Issues Involved: 1. Treatment of forfeiture of application money on Fully Convertible Debentures (FCDs) as a capital asset. 2. Applicability of Section 56(2)(ix) of the Income Tax Act. 3. Nature of receipt (capital or revenue) of the forfeited amount. 4. Opportunity to represent the case before CIT(A).
Detailed Analysis:
1. Treatment of Forfeiture of Application Money on FCDs as a Capital Asset: The assessee challenged the addition of Rs. 3,00,00,000 by treating the forfeiture of application money on FCDs as a capital asset. The assessee argued that FCDs do not fall under the definition of ‘capital asset’ in the hands of the assessee.

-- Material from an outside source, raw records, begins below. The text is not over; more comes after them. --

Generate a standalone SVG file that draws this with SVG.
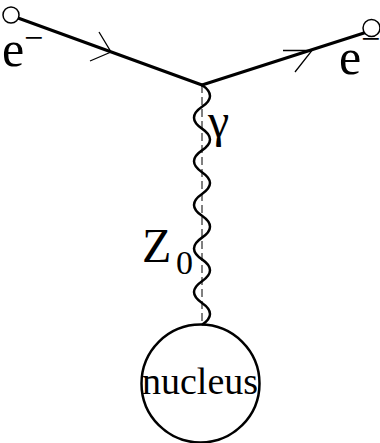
<svg xmlns="http://www.w3.org/2000/svg" width="380" height="443" viewBox="0 0 380 443">
<style>
.fermion{fill:none;stroke:#000;stroke-width:3;stroke-linecap:round}
.arrow{fill:none;stroke:#000;stroke-width:1.3}
.end{fill:#fff;stroke:#000;stroke-width:1.5}
.lbl{fill:#000}
.photon{fill:none;stroke:#000;stroke-width:2.5}
.axis{fill:none;stroke:#000;stroke-width:1;stroke-dasharray:8,4}
</style>
<g id="connectors">
<line class="fermion" x1="18" y1="18" x2="202" y2="85"/>
<polyline class="arrow" points="99,32 111,52 90,61"/>
<line class="fermion" x1="202" y1="85" x2="364" y2="33"/>
<polyline class="arrow" points="283,50.5 312,50.5 295,72"/>
<line class="axis" x1="202" y1="85" x2="202" y2="325"/>
<path class="photon" d="M202,85 q16,10.9 0,21.8 t0,21.8 t0,21.8 t0,21.8 t0,21.8 t0,21.8 t0,21.8 t0,21.8 t0,21.8 t0,21.8 t0,21.8"/>
</g>
<g id="e-in">
<circle class="end" cx="11" cy="15" r="8"/>
<text class="lbl" font-family="'Liberation Serif', 'Times New Roman', serif" font-size="50" x="2" y="66">e<tspan font-size="34" x="24" y="49">−</tspan></text>
</g>
<g id="e-out">
<circle class="end" cx="371.5" cy="28" r="8.5"/>
<text class="lbl" font-family="'Liberation Serif', 'Times New Roman', serif" font-size="50" x="339" y="74">e<tspan font-size="34" x="361" y="50">−</tspan></text>
</g>
<g id="gamma">
<text class="lbl" font-family="'Liberation Serif', 'Times New Roman', serif" font-size="48" x="208" y="137">γ</text>
</g>
<g id="z0">
<text class="lbl" font-family="'Liberation Serif', 'Times New Roman', serif" font-size="48" x="142" y="262">Z<tspan font-size="34" x="176" y="274">0</tspan></text>
</g>
<g id="nucleus">
<circle cx="200.5" cy="383.5" r="59" fill="none" stroke="#000" stroke-width="2.5"/>
<text class="lbl" font-family="'Liberation Serif', 'Times New Roman', serif" font-size="38" x="200" y="394" text-anchor="middle">nucleus</text>
</g>
</svg>
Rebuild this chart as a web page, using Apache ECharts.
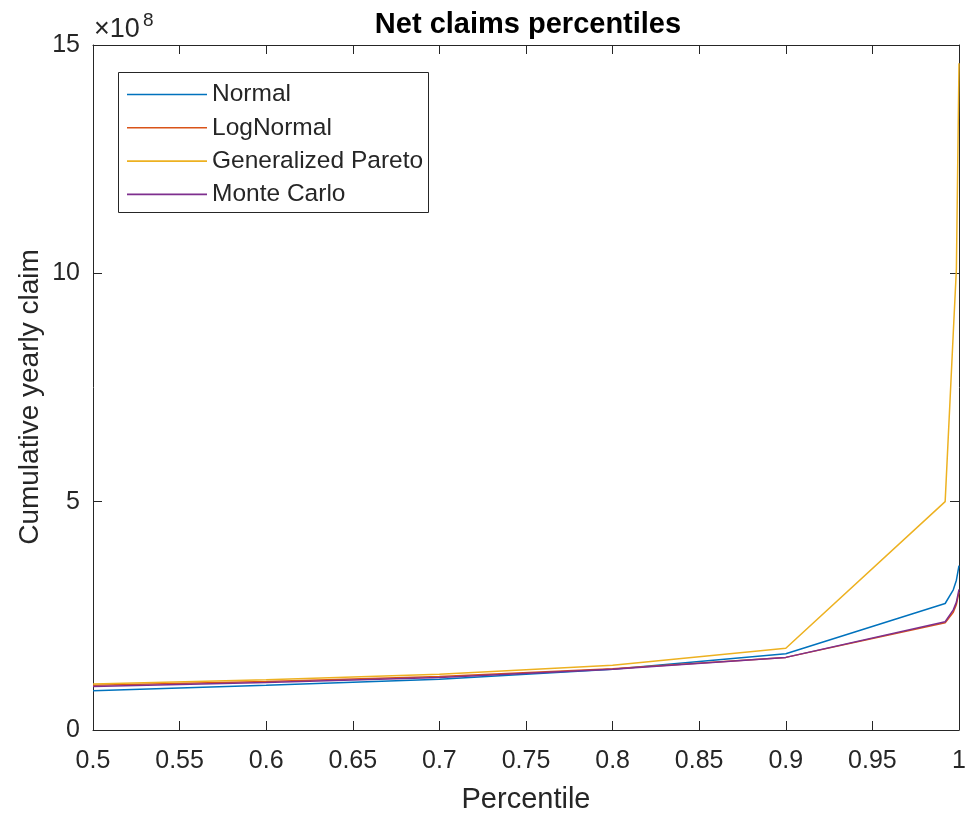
<!DOCTYPE html>
<html>
<head>
<meta charset="utf-8">
<script src="https://cdn.jsdelivr.net/npm/echarts@6/dist/echarts.min.js"></script>
<style>
html,body{margin:0;padding:0;background:#fff;}
#chart{width:968px;height:813px;}
</style>
</head>
<body>
<div id="chart"></div>
<script>
// Percentile levels (x) and cumulative yearly claims (units of 1e8)
const percentiles   = [0.5, 0.6, 0.7, 0.8, 0.9, 0.992, 0.9967, 0.9985, 1.0];
const normalVals    = [0.86, 0.98, 1.11, 1.33, 1.67, 2.77, 3.07, 3.28, 3.60];
const logNormalVals = [0.98, 1.06, 1.17, 1.34, 1.59, 2.35, 2.58, 2.75, 3.02];
const paretoVals    = [1.01, 1.10, 1.22, 1.42, 1.79, 5.00, 8.70, 10.10, 14.60];
const monteCarloVals= [0.95, 1.04, 1.15, 1.33, 1.59, 2.37, 2.63, 2.80, 3.08];
const seriesNames = ['Normal', 'LogNormal', 'Generalized Pareto', 'Monte Carlo'];
const seriesColors = ['#0072BD', '#D95319', '#EDB120', '#7E2F8E'];
const yTicks = [0, 5, 10, 15];

const FONT = 'Liberation Sans, Arial, Helvetica, sans-serif';
const AX = '#262626';
const allVals = [normalVals, logNormalVals, paretoVals, monteCarloVals];

const chart = echarts.init(document.getElementById('chart'), null, {renderer: 'canvas'});

function pairs(vals){ return percentiles.map((p, i) => [p, vals[i]]); }

const grid = {left: 93, right: 9, top: 45, bottom: 83, containLabel: false, outerBoundsMode: 'none'};
const tickStyle = {show: true, inside: true, length: 9, lineStyle: {color: AX, width: 1}};

const option = {
  backgroundColor: '#fff',
  animation: false,
  title: {
    text: 'Net claims percentiles',
    left: 523, top: 5, textAlign: 'center',
    textStyle: {fontFamily: FONT, fontSize: 29, fontWeight: 'bold', color: '#000'}
  },
  grid: grid,
  legend: {
    orient: 'vertical',
    left: 122, top: 77,
    itemWidth: 80, itemHeight: 1.6, itemGap: 8.3,
    icon: 'rect',
    data: seriesNames,
    textStyle: {fontFamily: FONT, fontSize: 24.5, lineHeight: 24, color: AX, padding: [0,0,0,0]},
    selectedMode: false
  },
  xAxis: [{
    type: 'value', min: 0.5, max: 1, interval: 0.05,
    name: 'Percentile', nameLocation: 'middle', nameGap: 55,
    nameTextStyle: {fontFamily: FONT, fontSize: 29, color: AX},
    axisLine: {show: true, onZero: false, lineStyle: {color: AX, width: 1}},
    axisTick: tickStyle,
    axisLabel: {fontFamily: FONT, fontSize: 25, color: AX, margin: 19,
      formatter: v => String(Math.round(v * 100) / 100)},
    splitLine: {show: false}
  }, {
    type: 'value', min: 0.5, max: 1, interval: 0.05, position: 'top',
    axisLine: {show: true, onZero: false, lineStyle: {color: AX, width: 1}},
    axisTick: tickStyle, axisLabel: {show: false}, splitLine: {show: false}
  }],
  yAxis: [{
    type: 'value', min: 0, max: 15, interval: 5,
    axisLine: {show: true, onZero: false, lineStyle: {color: AX, width: 1}},
    axisTick: tickStyle,
    axisLabel: {fontFamily: FONT, fontSize: 25, color: AX, margin: 13,
      formatter: v => yTicks.includes(v) ? String(v) : ''},
    splitLine: {show: false}
  }, {
    type: 'value', min: 0, max: 15, interval: 5, position: 'right',
    axisLine: {show: true, onZero: false, lineStyle: {color: AX, width: 1}},
    axisTick: tickStyle, axisLabel: {show: false}, splitLine: {show: false}
  }],
  graphic: [
    {
      type: 'rect', left: 118, top: 72, z: 1,
      shape: {width: 310, height: 140},
      style: {fill: '#fff', stroke: AX, lineWidth: 1}
    },
    {
      type: 'text', x: 30, y: 397, rotation: Math.PI / 2, z: 10,
      style: {text: 'Cumulative yearly claim', fontFamily: FONT, fontSize: 28, fill: AX,
        textAlign: 'center', textVerticalAlign: 'middle'}
    },
    {
      type: 'text', x: 94, y: 30, z: 10,
      style: {text: '×10', fontFamily: FONT, fontSize: 27, fill: AX,
        textAlign: 'left', textVerticalAlign: 'middle'}
    },
    {
      type: 'text', x: 143, y: 21, z: 10,
      style: {text: '8', fontFamily: FONT, fontSize: 19, fill: AX,
        textAlign: 'left', textVerticalAlign: 'middle'}
    }
  ],
  series: seriesNames.map((name, i) => ({
    name: name,
    type: 'line',
    xAxisIndex: 0, yAxisIndex: 0,
    data: pairs(allVals[i]),
    showSymbol: false, symbol: 'none',
    lineStyle: {color: seriesColors[i], width: 1.5},
    itemStyle: {color: seriesColors[i]},
    z: 2 + i
  }))
};
chart.setOption(option);
</script>
</body>
</html>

The CIT(A) held that forfeiture of advance related to capital assets, including shares and securities, is taxable under Section 56(2)(ix) as ‘income from other sources.’
2. Applicability of Section 56(2)(ix) of the Income Tax Act: The CIT(A) applied Section 56(2)(ix), which states that any sum of money received as an advance or otherwise in the course of negotiations for transfer of a capital asset, if forfeited, is taxable as income from other sources. The assessee contended that this provision should not apply as the money was received in the previous assessment year (2014-15) and only forfeited in the current year (2015-16). The Tribunal held that the provision is applicable in the year of forfeiture.
3. Nature of Receipt (Capital or Revenue) of the Forfeited Amount: The AO treated the forfeited amount as a revenue receipt, arguing that the funds were used for day-to-day business activities, thus constituting revenue receipts. The CIT(A) changed the nature of the addition, treating it as taxable under Section 56(2)(ix). The Tribunal clarified that debentures are debt instruments and not capital assets of the issuer company. The money received as advance should be in the course of negotiation for transfer of a capital asset belonging to the assessee, which was not the case here. Therefore, the forfeiture of debentures does not fall under Section 56(2)(ix).
4. Opportunity to Represent the Case Before CIT(A): The assessee argued that the CIT(A) erred in making the addition without providing an opportunity to represent the case. The Tribunal noted that the CIT(A) confirmed the addition on a different ground without issuing a notice or giving any opportunity to the assessee. This procedural lapse was highlighted as a significant issue in the judgment.
Conclusion: The Tribunal concluded that the forfeiture of the FCDs does not fall under the purview of Section 56(2)(ix) and should not be treated as taxable income from other sources. The addition sustained by the CIT(A) was directed to be deleted, allowing the appeal of the assessee. The judgment emphasized the importance of procedural fairness and the correct interpretation of legal provisions related to capital assets and revenue receipts.